I issued an ALTER SYSTEM FLUSH BUFFER_CACHE and all of sudden we saw a few dozen 'db file sequential read' entries in the 10046 trace file. After that short spurt, the trace file went to "sleep". V$SESSION_WAIT now showed that the last wait was 'db file sequential read'.

One case where the FLUSH BUFFER_CACHE was the right thing to do. No one grudged having to reload the SGA --- after we had identified the bad SQL and spent a few hours on it, we tuned it down so that a 2 hour batch job completed in 3 minutes.
We finally "tuned" the INSERT..AS SELECT.. by using "_complex_view_merging=FALSE", which we then changed to "NO_MERGE" Hints in the individual subselects inside the query.

What had held us up for a short while were :
a) 'SQL*Net more data from client' in V$SESSION_WAIT with a continously increasing SECONDS_IN_WAIT seeemed to indicate that there was a network problem -- this was a wrong interpretation as the STATE was actually "WAITED SHORT TIME" so the continously increasing SECONDS_IN_WAIT was only a "counter" since the last wait had really occurred [for another discussion on how we might misread V$SESSION_WAIT, see Tanel Poder's blog entry]
b) That 10046 trace file wasn't indicating any activity -- there were no entries after the PARSE call on that particular SQL.

13 October, 2007

Inserts waiting on Locks ? Inserts holding Locks ?

When could we have a situation where a user says that his transaction is "slow" and it is merely inserting rows into a table -- an insert which used to complete in less than a minute but now has been "hanging" for a long time ? (He runs an "INSERT INTO TABLE A SELECT * FROM ....") You'd think that if the INSERT uses the SELECT query to build the data it is most likely the SELECT that is slow. You think that you need to tune the SELECT. (and worse where the SELECT is based on a distributed query -- you try to tune joins across databases).
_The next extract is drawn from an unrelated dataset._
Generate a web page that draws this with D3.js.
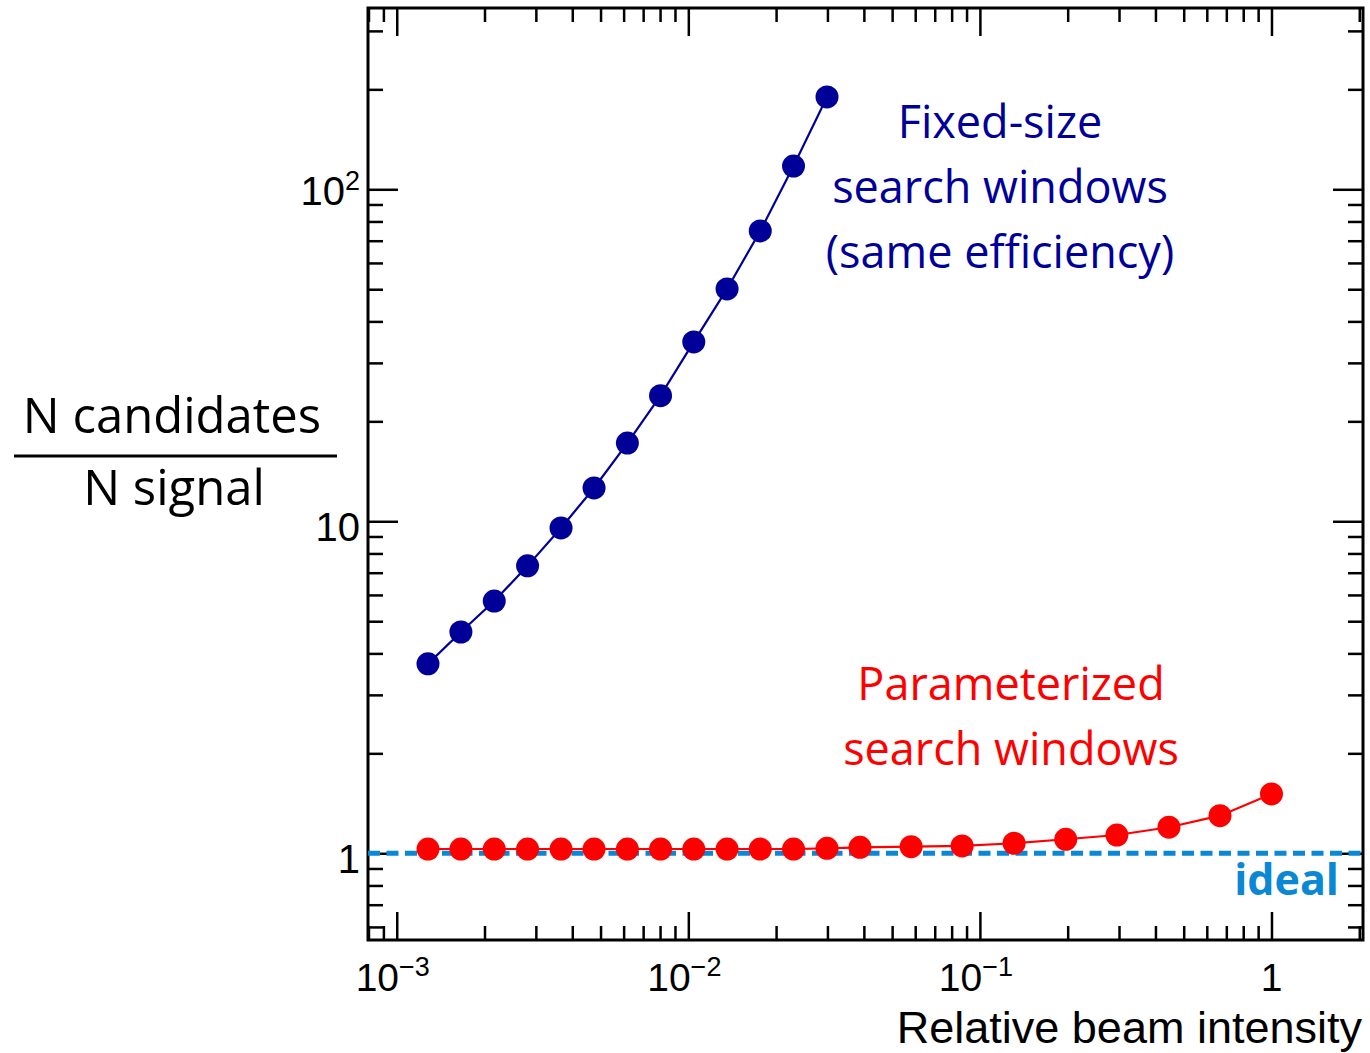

But stop and think. If this INSERT was always much faster ("till yesterday !" he says), and is "hanging" now, you should look at where the user's session is Waiting.
Here's a case study (which I developed and tested on my Home PC) where an INSERT might wait ("forever") because it is actually attempting to insert a Duplicate Value (when there is a Unique Index) and is waiting on a "lock". Inserts should not need to wait on Locks. Moreover, if the duplicate value exists in the table, the INSERT should immediately fail with an ORA-0001 error. Yet we have a case where the INSERT waits on a lock !

On the flip side, an Insert does not need to "hold a lock", you expect because it is not updating data that someone else might attempt to update, it is after all "creating new data that no one else knows yet and, therefore, no one else needs to reference yet !".
In the case study, you see how Session 43 seems to hold a Lock and Session 45 does actually wait on a Lock. I've also suggested how you can extend the case study by creating a session where the second INSERT is based on a SELECT and your (or your DBA) would attempt to tune the SELECT if he doesn't look at session waits.